Come Clean On MRT Project, Urges Kit Siang
PETALING JAYA: DAP has accused the government of sending mixed signals over the Jalan Sultan MRT (My Rapid Transit) project.
Party supremo Lim Kit Siang demanded that the government come clean over the uncertain fate of Kuala Lumpur’s MRT-afflicted Chinatown lots.
“The affected Jalan Sultan traders and the Malaysian public are entitled to ask, who is telling the truth about the MRT Jalan Sultan land acquisition: (Dr) Chua Soi Lek, Hamid Albar or Idris Jala?” Lim asked in a press statement.
Calling it the latest in Prime Minister Najib Tun Razak’s “flip-flop list”, the Ipoh Timur MP said that the government was sending mixed signals over the matter.
“Only three days ago, Chua (the MCA president) announced that the government had backtracked from its decision to acquire the land and 31 buildings around Jalan Sultan… to make way for the MRT.”

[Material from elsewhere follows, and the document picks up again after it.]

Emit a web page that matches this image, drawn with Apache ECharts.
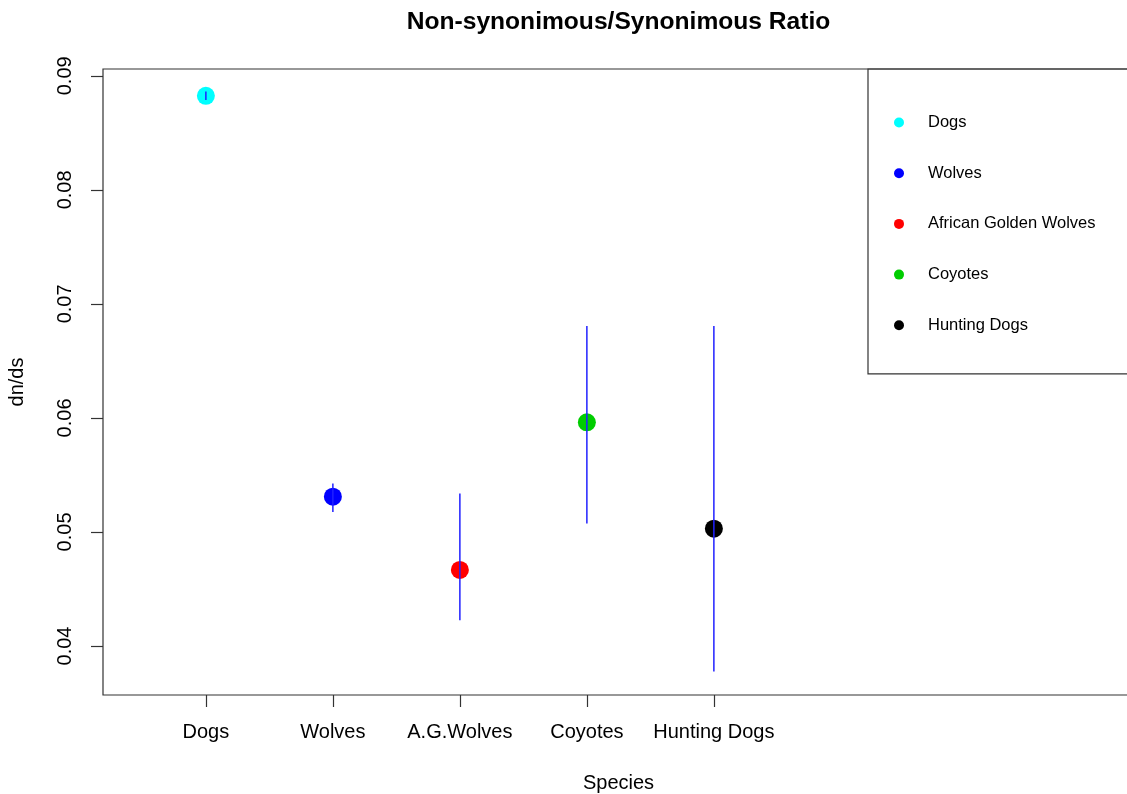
<!DOCTYPE html>
<html>
<head>
<meta charset="utf-8">
<script src="https://cdn.jsdelivr.net/npm/echarts@6/dist/echarts.min.js"></script>
<style>
  html, body { margin: 0; padding: 0; background: #fff; }
  #chart { width: 1127px; height: 794px; }
</style>
</head>
<body>
<div id="chart"></div>
<script>
// values
const species = ['Dogs', 'Wolves', 'A.G.Wolves', 'Coyotes', 'Hunting Dogs']
const legendNames = ['Dogs', 'Wolves', 'African Golden Wolves', 'Coyotes', 'Hunting Dogs']
const xPos = [1, 2, 3, 4, 5]
const ratio = [0.08825, 0.05309, 0.04667, 0.05961, 0.05029]
const lower = [0.08788, 0.05174, 0.04225, 0.05073, 0.03775]
const upper = [0.08863, 0.05425, 0.05337, 0.06806, 0.06806]
const colors = ['#00FFFF', '#0000FF', '#FF0000', '#00CD00', '#000000']
const yTicks = [0.04, 0.05, 0.06, 0.07, 0.08, 0.09]

const font = 'Liberation Sans, Arial, sans-serif'
const chart = echarts.init(document.getElementById('chart'))

const pointSeries = species.map((s, i) => ({
  name: legendNames[i],
  type: 'scatter',
  symbol: 'circle',
  symbolSize: 18,
  itemStyle: { color: colors[i], opacity: 1 },
  data: [[xPos[i], ratio[i]]],
  z: 2
}))

// vertical error bars drawn over the points
const errorSeries = {
  type: 'custom',
  name: 'err',
  z: 5,
  data: xPos.map((x, i) => [x, lower[i], upper[i]]),
  renderItem: (params, api) => {
    const a = api.coord([api.value(0), api.value(1)])
    const b = api.coord([api.value(0), api.value(2)])
    return {
      type: 'line',
      shape: { x1: a[0], y1: a[1], x2: b[0], y2: b[1] },
      style: { stroke: '#2020FF', lineWidth: 1.5 }
    }
  }
}

const option = {
  animation: false,
  backgroundColor: '#fff',
  title: {
    text: 'Non-synonimous/Synonimous Ratio',
    left: 613.5,
    textAlign: 'center',
    top: 5,
    textStyle: { fontFamily: font, fontSize: 24.6, fontWeight: 'bold', color: '#000' }
  },
  legend: {
    data: legendNames,
    orient: 'vertical',
    left: 868,
    top: 69,
    icon: 'circle',
    itemWidth: 10,
    itemHeight: 10,
    itemGap: 33.7,
    padding: [45, 80, 40, 26],
    borderColor: '#333',
    borderWidth: 1.2,
    textStyle: { fontFamily: font, fontSize: 16.5, color: '#000', lineHeight: 16, padding: [0, 0, 0, 19] }
  },
  grid: {
    left: 103, right: -7, top: 69, bottom: 99,
    outerBoundsMode: 'none',
    containLabel: false,
    show: true, borderColor: '#333', borderWidth: 1.2
  },
  xAxis: {
    type: 'value',
    min: 0.19,
    max: 8.308,
    name: 'Species',
    nameLocation: 'middle',
    nameGap: 78,
    nameTextStyle: { fontFamily: font, fontSize: 20, color: '#000' },
    splitLine: { show: false },
    axisLine: { show: false },
    axisTick: { show: true, length: 12, customValues: xPos, lineStyle: { color: '#333', width: 1.2 } },
    axisLabel: {
      customValues: xPos,
      margin: 27,
      formatter: v => species[Math.round(v) - 1],
      fontFamily: font, fontSize: 20, color: '#000'
    }
  },
  yAxis: {
    type: 'value',
    min: 0.0357,
    max: 0.0906,
    name: 'dn/ds',
    nameLocation: 'middle',
    nameGap: 76,
    nameRotate: 90,
    nameTextStyle: { fontFamily: font, fontSize: 20, color: '#000' },
    splitLine: { show: false },
    axisLine: { show: false },
    axisTick: { show: true, length: 12, customValues: yTicks, lineStyle: { color: '#333', width: 1.2 } },
    axisLabel: {
      customValues: yTicks,
      rotate: 90,
      margin: 28,
      formatter: v => v.toFixed(2),
      fontFamily: font, fontSize: 20, color: '#000'
    }
  },
  series: [...pointSeries, errorSeries]
}

chart.setOption(option)
</script>
</body>
</html>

At the time, lot owners in Chinatown and nearby Bukit Bintang sighed in relief at the news, with some calling it a “slight ray of hope”.
However, Lim added that Land Public Transport Commission chairman Syed Hamid Albar rubbished Chua’s statement, saying that the 31 Jalan Sultan MRT-affected lots required compulsory acquisition.
“Hamid delivered a greater shocker when he declared that there was no guarantee that the acquired Jalan Sultan properties would eventually be returned to the owners,” Lim said.
This was compounded further by a letter from Pemandu chief Idris Jala to the Associated Chinese Chamber of Commerce and Industry Malaysia (ACCCIM) president William Chen.
Lim said that Idris had tried to justify the government’s pursuit in a “rail-and-property” model through land acquisitions and subsequent developments on them.
Jala, a Minister in the Prime Minister’s Department, said that the government would not be able to cover the cost of the MRT’s first line – Sungai Buloh-Kajang – through costs alone.
Lim also hit out at the government for holding on to “grandiose promises” through its various transformation programmes.
“It (the government) bears the responsbility to satisfy the Jalan Sultan traders and owners as well as the public that the MRT’s project owners, Prasarana, is not attempting to hijack heritage lots (in Chinatown),” he said.
Earlier this month, Chinatown traders got the shock of their lives when they attended a public briefing on the acquisition of their lots.
Many of them were told that they needed to vacate their land at the last minute in order to make way for the upcoming MRT – Malaysia’s largest infrastructure project to date.
The MRT’s 51km Sungai Buloh-Kajang line – the first of many – will see a total of 31 stations.
Spearheaded by the government to be the final solution to the Klang Valley’s burgeoning congestion problem, the government has yet to come up with a final price tag on the project.
Some parties and politicians have, however, estimated the project to cost RM53 billion.